THE TASK: From the entries below, extract every line that includes the word "this".

DATASET:
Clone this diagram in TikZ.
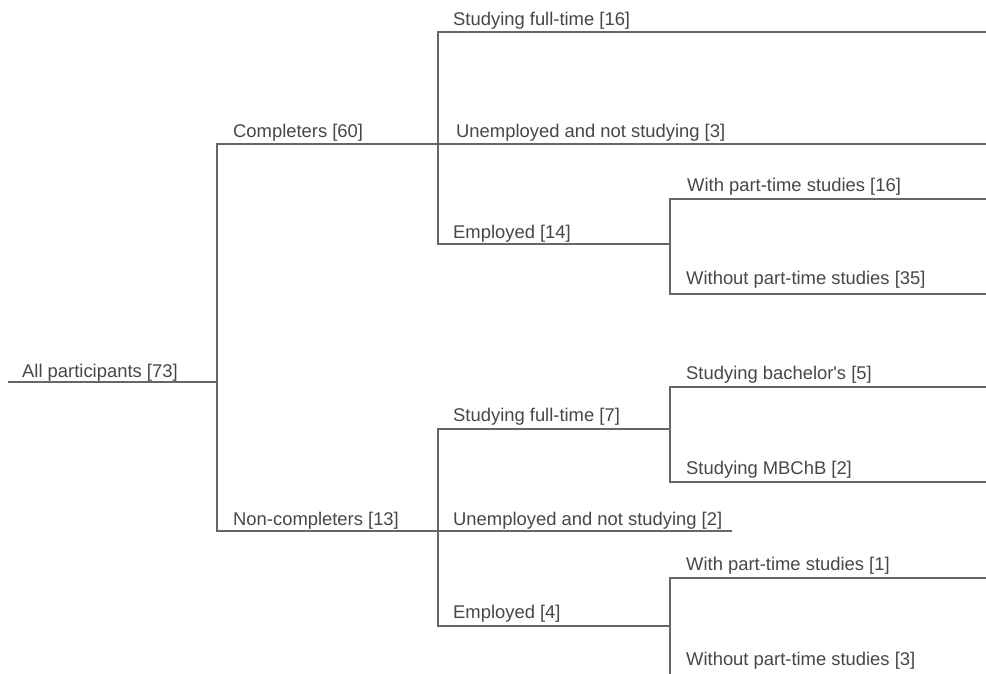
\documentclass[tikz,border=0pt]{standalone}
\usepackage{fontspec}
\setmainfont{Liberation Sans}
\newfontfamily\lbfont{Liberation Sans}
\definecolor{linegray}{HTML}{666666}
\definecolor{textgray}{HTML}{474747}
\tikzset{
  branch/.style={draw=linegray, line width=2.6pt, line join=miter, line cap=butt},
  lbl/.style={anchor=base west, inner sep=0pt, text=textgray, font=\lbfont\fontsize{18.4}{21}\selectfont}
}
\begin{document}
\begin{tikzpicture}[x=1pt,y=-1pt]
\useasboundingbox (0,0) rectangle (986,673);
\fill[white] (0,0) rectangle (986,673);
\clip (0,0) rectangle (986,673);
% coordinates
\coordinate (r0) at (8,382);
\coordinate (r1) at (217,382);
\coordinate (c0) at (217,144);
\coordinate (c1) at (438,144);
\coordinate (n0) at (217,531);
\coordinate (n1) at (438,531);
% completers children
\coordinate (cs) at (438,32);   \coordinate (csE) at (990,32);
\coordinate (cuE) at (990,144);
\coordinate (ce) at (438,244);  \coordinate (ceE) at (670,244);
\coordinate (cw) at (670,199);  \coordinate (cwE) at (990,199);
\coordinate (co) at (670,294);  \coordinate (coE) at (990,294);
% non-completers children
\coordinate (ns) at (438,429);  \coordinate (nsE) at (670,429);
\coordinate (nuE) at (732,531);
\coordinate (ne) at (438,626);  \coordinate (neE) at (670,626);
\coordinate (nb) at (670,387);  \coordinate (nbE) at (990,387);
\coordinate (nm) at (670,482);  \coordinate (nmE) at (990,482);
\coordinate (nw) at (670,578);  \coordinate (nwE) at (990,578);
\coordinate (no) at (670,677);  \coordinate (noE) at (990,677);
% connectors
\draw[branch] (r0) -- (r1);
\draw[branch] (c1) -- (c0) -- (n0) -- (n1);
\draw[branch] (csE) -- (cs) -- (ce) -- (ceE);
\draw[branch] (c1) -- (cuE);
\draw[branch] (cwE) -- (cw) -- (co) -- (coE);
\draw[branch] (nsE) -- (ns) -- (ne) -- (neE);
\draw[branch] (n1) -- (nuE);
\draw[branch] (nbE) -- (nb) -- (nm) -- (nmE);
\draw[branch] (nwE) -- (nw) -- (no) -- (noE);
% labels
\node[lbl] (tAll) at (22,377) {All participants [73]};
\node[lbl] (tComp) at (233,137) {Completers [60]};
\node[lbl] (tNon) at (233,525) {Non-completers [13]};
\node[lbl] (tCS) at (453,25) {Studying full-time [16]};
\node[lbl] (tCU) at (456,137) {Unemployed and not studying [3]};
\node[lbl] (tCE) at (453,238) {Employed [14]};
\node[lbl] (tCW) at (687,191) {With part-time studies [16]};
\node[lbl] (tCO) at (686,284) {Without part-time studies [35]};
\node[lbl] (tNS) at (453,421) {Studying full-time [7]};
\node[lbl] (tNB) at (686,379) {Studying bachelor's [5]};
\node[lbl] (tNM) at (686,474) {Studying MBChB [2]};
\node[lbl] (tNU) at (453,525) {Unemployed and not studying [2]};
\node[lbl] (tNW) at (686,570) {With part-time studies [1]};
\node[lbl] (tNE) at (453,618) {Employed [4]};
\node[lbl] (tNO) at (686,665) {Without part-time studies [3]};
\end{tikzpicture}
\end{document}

==

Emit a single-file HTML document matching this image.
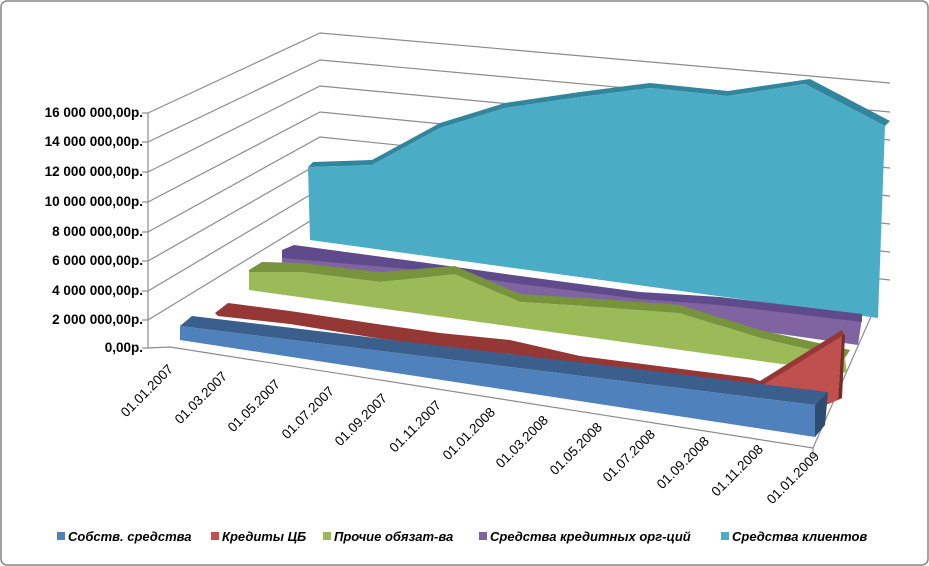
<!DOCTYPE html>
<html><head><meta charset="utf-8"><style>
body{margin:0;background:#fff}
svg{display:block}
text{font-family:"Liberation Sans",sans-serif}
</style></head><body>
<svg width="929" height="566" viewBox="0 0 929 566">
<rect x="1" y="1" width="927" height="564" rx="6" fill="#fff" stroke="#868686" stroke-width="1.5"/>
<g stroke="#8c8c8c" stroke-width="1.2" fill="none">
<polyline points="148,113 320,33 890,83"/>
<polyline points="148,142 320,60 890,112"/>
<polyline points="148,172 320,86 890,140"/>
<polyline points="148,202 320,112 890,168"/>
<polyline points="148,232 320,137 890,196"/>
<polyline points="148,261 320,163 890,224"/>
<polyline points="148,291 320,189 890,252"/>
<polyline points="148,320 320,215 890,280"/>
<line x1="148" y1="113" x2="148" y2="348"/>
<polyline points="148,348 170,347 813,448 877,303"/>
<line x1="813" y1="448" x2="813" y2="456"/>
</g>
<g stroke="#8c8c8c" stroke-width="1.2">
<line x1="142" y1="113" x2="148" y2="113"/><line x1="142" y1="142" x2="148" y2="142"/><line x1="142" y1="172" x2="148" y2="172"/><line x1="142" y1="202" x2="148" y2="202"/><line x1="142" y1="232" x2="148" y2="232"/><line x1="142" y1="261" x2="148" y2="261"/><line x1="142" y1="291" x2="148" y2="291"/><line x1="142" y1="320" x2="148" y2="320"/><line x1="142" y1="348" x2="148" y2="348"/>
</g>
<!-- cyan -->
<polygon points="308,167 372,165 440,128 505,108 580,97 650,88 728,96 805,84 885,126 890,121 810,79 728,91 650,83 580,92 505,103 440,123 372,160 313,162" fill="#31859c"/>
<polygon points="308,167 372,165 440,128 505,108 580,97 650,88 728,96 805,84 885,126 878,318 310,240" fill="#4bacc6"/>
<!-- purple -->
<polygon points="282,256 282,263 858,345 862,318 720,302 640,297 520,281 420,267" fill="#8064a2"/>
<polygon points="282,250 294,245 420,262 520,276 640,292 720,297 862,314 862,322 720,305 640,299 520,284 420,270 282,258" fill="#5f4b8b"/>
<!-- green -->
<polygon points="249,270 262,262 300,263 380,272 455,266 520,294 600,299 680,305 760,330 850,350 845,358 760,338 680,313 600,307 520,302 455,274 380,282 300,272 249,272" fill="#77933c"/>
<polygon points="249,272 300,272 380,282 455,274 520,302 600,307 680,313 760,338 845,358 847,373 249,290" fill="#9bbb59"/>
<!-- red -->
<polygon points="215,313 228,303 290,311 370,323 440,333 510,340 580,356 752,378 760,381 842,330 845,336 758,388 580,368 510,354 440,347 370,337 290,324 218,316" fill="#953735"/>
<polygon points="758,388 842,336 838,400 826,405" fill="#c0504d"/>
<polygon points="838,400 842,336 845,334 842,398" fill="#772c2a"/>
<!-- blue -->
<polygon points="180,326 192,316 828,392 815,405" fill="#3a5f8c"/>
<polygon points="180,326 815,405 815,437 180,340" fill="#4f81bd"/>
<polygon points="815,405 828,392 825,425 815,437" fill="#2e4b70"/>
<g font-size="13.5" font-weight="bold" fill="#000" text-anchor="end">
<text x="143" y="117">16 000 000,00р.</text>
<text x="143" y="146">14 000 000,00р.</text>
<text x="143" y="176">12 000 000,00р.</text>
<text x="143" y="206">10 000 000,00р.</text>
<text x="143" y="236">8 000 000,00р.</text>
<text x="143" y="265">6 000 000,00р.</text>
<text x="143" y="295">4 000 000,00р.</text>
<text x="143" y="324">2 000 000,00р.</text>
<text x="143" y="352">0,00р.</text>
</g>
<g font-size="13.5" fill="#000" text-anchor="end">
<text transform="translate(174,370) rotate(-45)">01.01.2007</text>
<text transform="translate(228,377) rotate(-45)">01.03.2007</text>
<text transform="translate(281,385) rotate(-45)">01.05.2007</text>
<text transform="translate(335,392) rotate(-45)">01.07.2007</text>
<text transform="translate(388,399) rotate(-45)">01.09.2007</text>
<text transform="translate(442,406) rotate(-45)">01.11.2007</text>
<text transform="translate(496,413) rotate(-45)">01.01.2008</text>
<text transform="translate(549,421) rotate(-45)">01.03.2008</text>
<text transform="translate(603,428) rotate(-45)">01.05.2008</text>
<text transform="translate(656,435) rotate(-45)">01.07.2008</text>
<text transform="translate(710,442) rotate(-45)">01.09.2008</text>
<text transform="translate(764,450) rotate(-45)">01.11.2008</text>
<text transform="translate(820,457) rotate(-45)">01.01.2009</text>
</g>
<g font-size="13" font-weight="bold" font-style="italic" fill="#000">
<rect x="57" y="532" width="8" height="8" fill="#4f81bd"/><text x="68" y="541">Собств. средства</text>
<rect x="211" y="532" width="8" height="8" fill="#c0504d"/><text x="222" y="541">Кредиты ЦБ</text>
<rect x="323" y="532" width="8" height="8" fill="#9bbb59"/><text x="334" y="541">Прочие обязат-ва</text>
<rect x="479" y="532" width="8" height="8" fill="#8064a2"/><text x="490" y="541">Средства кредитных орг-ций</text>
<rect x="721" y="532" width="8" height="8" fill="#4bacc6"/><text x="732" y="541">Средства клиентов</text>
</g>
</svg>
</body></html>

ANSWER BELOW:
Clone this diagram in TikZ.
Emit a single-file HTML document matching this image.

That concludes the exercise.